Passeggiando fra le vie del centro storico colpiscono i numerosi palazzi gentilizi rinascimentali, fra cui Palazzo Farrattini, importante opera di Antonio da Sangallo il Giovane, studio preparatorio per il più famoso Palazzo Farnese a Roma. Ha affreschi di notevole fattura come quelli che si ammirano a Palazzo Petrignani dove si contempla una splendida sala dello zodiaco. Altrettanto belli i saloni affrescati di Palazzo Venturelli. In città merita una visita anche il teatro settecentesco, interamente in legno e con meccanismi originali tuttora perfettamente funzionanti.

Proseguendo la passeggiata per i vicoli, si giunge fino in cima al paese dove si trova la Torre dodecagonale risalente all’anno Mille e l’adiacente concattedrale dedicata a Santa Fermina, Patrona di Amelia. Al suo interno sono custoditi stendardi sottratti ai Turchi durante la battaglia di Lepanto (1571). Notevole è la cappella del Santissimo Sacramento (XVI secolo) in forma ottagonale che conserva una tavola attribuita a Taddeo Zuccari e i monumenti marmorei dei Vescovi Bartolomeo e Baldo Farrattini. In stile rinascimentale è il fonte battesimale con una piccola statua in marmo di San Giovanni Battista riferibile forse alla scuola del Donatello. Di fronte al duomo, l’incantevole paesaggio offerto dal Belvedere.

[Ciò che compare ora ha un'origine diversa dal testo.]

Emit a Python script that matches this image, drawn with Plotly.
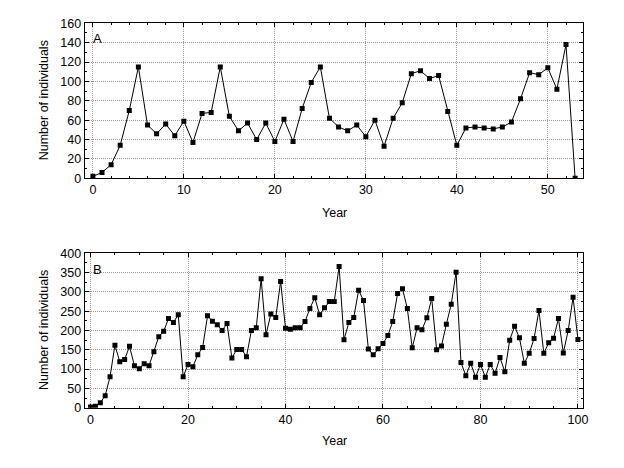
import plotly.graph_objects as go

years_a = list(range(0, 54))
counts_a = [2, 6, 14, 34, 70, 115, 55, 46, 56, 44, 59, 37, 67, 68, 115, 64, 49, 57, 40,
            57, 38, 61, 38, 72, 99, 115, 62, 53, 49, 55, 43, 60, 33, 62, 78, 108, 111, 103,
            106, 69, 34, 52, 53, 52, 51, 53, 58, 82, 109, 107, 114, 92, 138, 0]

years_b = list(range(0, 101))
counts_b = [2, 4, 13, 31, 80, 162, 119, 125, 159, 109, 101, 114, 109, 145, 184, 198, 231, 221, 241,
            80, 112, 106, 137, 156, 238, 224, 215, 200, 218, 129, 151, 151, 132, 200, 207,
            334, 189, 243, 234, 327, 206, 203, 207, 207, 223, 257, 285, 241, 259, 275, 275,
            366, 176, 221, 234, 304, 278, 152, 137, 153, 166, 187, 223, 296, 308, 257, 155,
            207, 202, 233, 283, 150, 160, 216, 268, 351, 117, 83, 115, 79, 112, 79, 112, 89,
            130, 93, 175, 211, 181, 115, 141, 179, 252, 141, 168, 180, 231, 142, 200, 286, 177]

ticks_a_x = [0, 10, 20, 30, 40, 50]
ticks_a_y = [0, 20, 40, 60, 80, 100, 120, 140, 160]
ticks_b_x = [0, 20, 40, 60, 80, 100]
ticks_b_y = [0, 50, 100, 150, 200, 250, 300, 350, 400]

FONT = "Liberation Sans, Arial, sans-serif"
OFF = 8  # page body margin
W, H = 624 - OFF, 468 - OFF
L, R = 84.7 - OFF, 583.3 - OFF
TA, BA = 23.3 - OFF, 178.3 - OFF
TB, BB = 253.3 - OFF, 407.7 - OFF

fig = go.Figure()
line_style = dict(color="black", width=1)
marker_style = dict(symbol="square", size=5, color="black")

fig.add_trace(go.Scatter(x=years_a, y=counts_a, mode="lines+markers", line=line_style,
                         marker=marker_style, xaxis="x", yaxis="y", showlegend=False))
fig.add_trace(go.Scatter(x=years_b, y=counts_b, mode="lines+markers", line=line_style,
                         marker=marker_style, xaxis="x2", yaxis="y2", showlegend=False))

xdom = [L / W, R / W]
ax_common = dict(
    showline=True, linecolor="black", linewidth=1, mirror="allticks",
    ticks="inside", ticklen=4, tickcolor="black", automargin=False,
    showgrid=True, gridcolor="#999999", griddash="1px,1px", gridwidth=1,
    zeroline=False, tickfont=dict(family=FONT, size=12.5, color="black"),
)

fig.update_layout(
    width=W, height=H,
    margin=dict(l=0, r=0, t=0, b=0),
    paper_bgcolor="white", plot_bgcolor="white",
    font=dict(family=FONT, size=12, color="black"),
    xaxis=dict(domain=xdom, anchor="y", range=[-0.9, 53.9], tickvals=ticks_a_x,
               minor=dict(dtick=2, ticks="inside", ticklen=2, tickcolor="black", showgrid=False),
               **ax_common),
    yaxis=dict(domain=[1 - BA / H, 1 - TA / H], anchor="x", range=[0, 160],
               tickvals=ticks_a_y,
               minor=dict(dtick=10, ticks="inside", ticklen=2, tickcolor="black", showgrid=False),
               **ax_common),
    xaxis2=dict(domain=xdom, anchor="y2", range=[-1.2, 101.1], tickvals=ticks_b_x,
                minor=dict(dtick=5, ticks="inside", ticklen=2, tickcolor="black", showgrid=False),
                **ax_common),
    yaxis2=dict(domain=[1 - BB / H, 1 - TB / H], anchor="x2", range=[0, 400],
                tickvals=ticks_b_y,
                minor=dict(dtick=25, ticks="inside", ticklen=2, tickcolor="black", showgrid=False),
                **ax_common),
)

def title_ann(text, x_px, y_px, angle=0):
    return dict(text=text, xref="paper", yref="paper", x=(x_px - OFF) / W,
                y=1 - (y_px - OFF) / H,
                xanchor="center", yanchor="middle", showarrow=False, textangle=angle,
                font=dict(family=FONT, size=12.5, color="black"))

fig.update_layout(annotations=[
    title_ann("Year", (84.7 + 583.3) / 2, 213),
    title_ann("Year", (84.7 + 583.3) / 2, 441),
    title_ann("Number of individuals", 43.5, (23.3 + 178.3) / 2, -90),
    title_ann("Number of individuals", 43.5, (253.3 + 407.7) / 2, -90),
    dict(text="A", xref="x domain", yref="y domain", x=0.013, y=0.9, xanchor="left",
         yanchor="middle", showarrow=False, font=dict(family=FONT, size=13, color="black")),
    dict(text="B", xref="x2 domain", yref="y2 domain", x=0.013, y=0.892, xanchor="left",
         yanchor="middle", showarrow=False, font=dict(family=FONT, size=13, color="black")),
])

fig.write_html("out.html")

La città vanta un notevole Museo Archeologico con le testimonianze dell’antichissimo centro umbro di “Ameria”, dalle sue origini preromane fino all’Alto Medioevo. È ambientato a Palazzo Boccarini, in origine convento francescano del XIII-XIV secolo con chiostro a doppio loggiato in forme rinascimentali del XVI secolo, ed è organizzato tematicamente su tre piani. Si tratta di una collezione museale tra le più importanti della Regione. Il percorso inizia al piano terra con una sezione dedicata al ritrovamento di una necropoli preromana, riemersa quindici anni fa durante i lavori di demolizione di un edificio adibito a consorzio agrario. Sono esposte numerose suppellettili appartenenti alle antiche genti che popolavano la Città di Amelia, oggetti della vita quotidiana come orecchini, anelli, lucerne, caraffe, specchi, pinzette e pettini per sopracciglia.

Si prosegue con la conoscenza del territorio dal punto di vista geologico, morfologico e storico e la descrizione dei più antichi insediamenti umani fino alla nascita della città. La storia di Amelia viene descritta dall’età arcaica all’ellenismo, fino alla romanizzazione, dal IV sec. a.C. al III sec. a.C. Al primo piano una vasta raccolta archeologica descrive la città di Roscio Amerino, la sua organizzazione, tipica dei municipi romani, la struttura sociale, l’economia basata su una produzione artigianale di pregio. In esposizione, sculture, rilievi, are ed elementi d’arredo, bolli e iscrizioni, cippi funerari, sarcofagi, parti di statue e ritratti. Ma il pezzo più prezioso dell’intera raccolta museale è certamente la statua bronzea di Germanico, a cui è dedicata un’intera stanza.

Pregevole opera del I secolo, ritrovata nel 1963 ad Amelia durante lavori di scavo, è tornata all’antico splendore dopo un lungo restauro. La scultura, di oltre due metri di altezza, è di eccezionale bellezza artistica e rappresenta un unicum, poiché sono molto rare le statue di bronzo di epoca romana giunte ai nostri giorni. La statua raffigura il generale romano Nerone Claudio Druso, detto “Germanico”, nato a Roma nel 15 a.C. sotto il regno dell’Imperatore Augusto. Era figlio del condottiero Druso Maggiore, fratello del futuro Imperatore Tiberio. Il condottiero è rappresentato in veste trionfale come generale vittorioso e di particolare pregio artistico è la decorazione della sua corazza, ricca di elementi simbolici, in cui viene rappresentata la scena dell’agguato di Achille a Troilo.

La visita al museo prosegue al secondo piano dove si trova la pinacoteca con opere provenienti da chiese e palazzi locali, tra le quali la tavola di Sant’Antonio Abate (1475), capolavoro di Pier Matteo d’Amelia, e il “Cristo crocifisso tra i Santi Firmina e Olimpiade” (1557), opera di Livio Agresti.

A circa 4 km dal centro storico, immerso nella natura dei colli amerini, è il Convento della Santissima Annunziata, edificato nel XIV secolo su un preesistente eremo. L’edificio, abitato dai Frati Minori Francescani, sfoggia un chiostro rinascimentale e al suo interno è possibile ammirare un’Annunciazione di Domenico Bruschi (1890), autore degli affreschi della Cappella del Transito nel santuario della Porziuncola. Un’attrattiva di grande interesse artistico è anche il presepe permanente in gesso del celebre presepista spagnolo Juan Marì Oliva, insieme al Planetario che riproduce alcuni fenomeni astronomici.